A partir de allí nos dedicamos algunos años, luego de
estudiar los diversos tomos de El Capital,
a leer sistemáticamente la obra de Sánchez Vázquez, acompañados por José
Sazbón, entrañable ratón de biblioteca que aunque se había formado en la
filosofía francesa (de Althusser a Lacan, de Foucault a Levi Strauss) seguía de
cerca y con atención nuestras incursiones en Gramsci y en Sánchez Vázquez. No
ocultaba su distanciamiento por la dirección de nuestros estudios y así nos lo
hacía saber, pero 4 lo toleraba y acompañaba. Y entonces llegó la posibilidad de
viajar a México y la UNAM, conocer personalmente a Sánchez Vázquez, a Gabriel
Vargas Lozano, a Dora Kanoussi, a Neus Expresate, a Alejandro Gálvez Cansino y
más tarde a Pablo González Casanova, a Gilberto López y Rivas y a Heron
Escobar, hacernos con una voluminosa cantidad de números de Dialéctica y Cuadernos políticos, textos de Grijalbo, ERA y la colección
“teoría y praxis”, así como empaparnos de los debates marxistas mexicanos que
tanto habían marcado al exilio argentino de los ’70, donde algunos de nuestros
profesores se habían desplazado del marxismo a la socialdemocracia, vía el eurocomunismo. En esos viajes lo
visitábamos y nos metíamos en esa inmensa biblioteca de rememoraciones
borgianas que era su departamento donde para poder ir al baño había que sortear
varias pilas de libros de las temáticas más variadas.
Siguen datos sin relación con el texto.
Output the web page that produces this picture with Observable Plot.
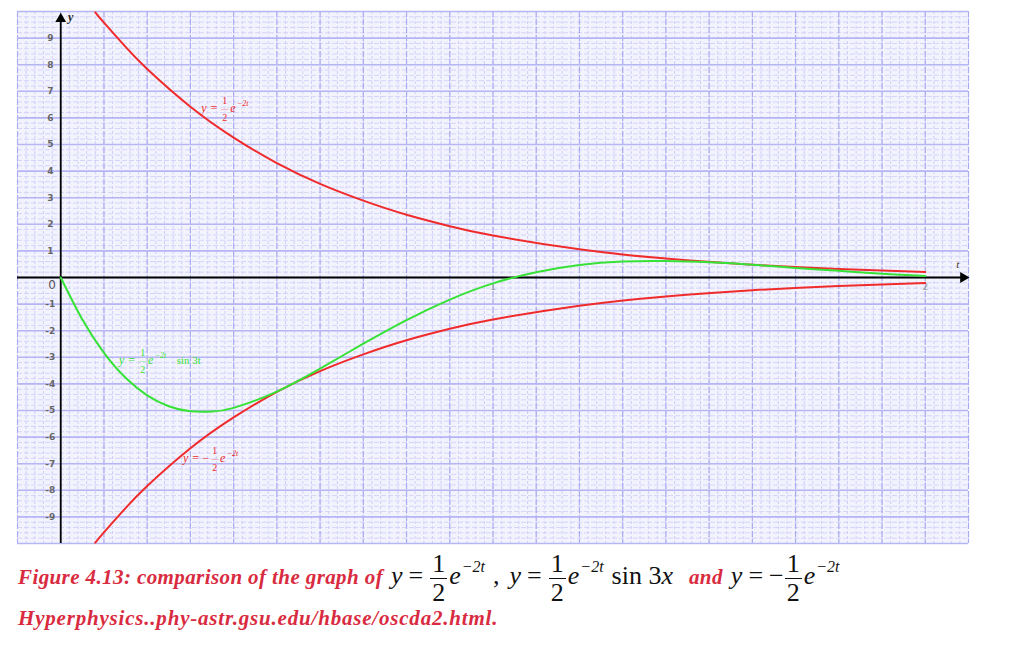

Analizado a la distancia, Sánchez Vázquez, y en particular
su Filosofía de la praxis, nos
permitieron enfrentar el vendaval neoliberal y posmoderno de los años ’90.
Aunque aislados, con sus libros nos sentíamos menos solos. Quizás sin saberlo,
como seguramente habrá hecho con tantos otros lectores y lectoras, don Adolfo
nos permitió ir elaborando una mirada propia sobre Marx, El Capital y el marxismo latinoamericano que nos acompaña hasta el
día de hoy. De su mano recorrimos la editorial-colección “Teoría y praxis” y
con ella nos fuimos formando, conociendo autores formidables como Jindrich
Zeleny, Karel Kosik y tantos otros pensadores rebeldes que en Buenos Aires
escaseaban cuando no eran, simplemente, ilustres desconocidos, por estudiantes
y por profesores.
Al final de esa década tan cruel, tan mediocre, tan
acomodaticia y oportunista, nos dimos el lujo, incluso, de compilar trabajos
suyos y editarlos en Buenos Aires en un libro que luego le regalamos,
publicado, por una editorial pequeña sintomáticamente titulada “Tesis 11”.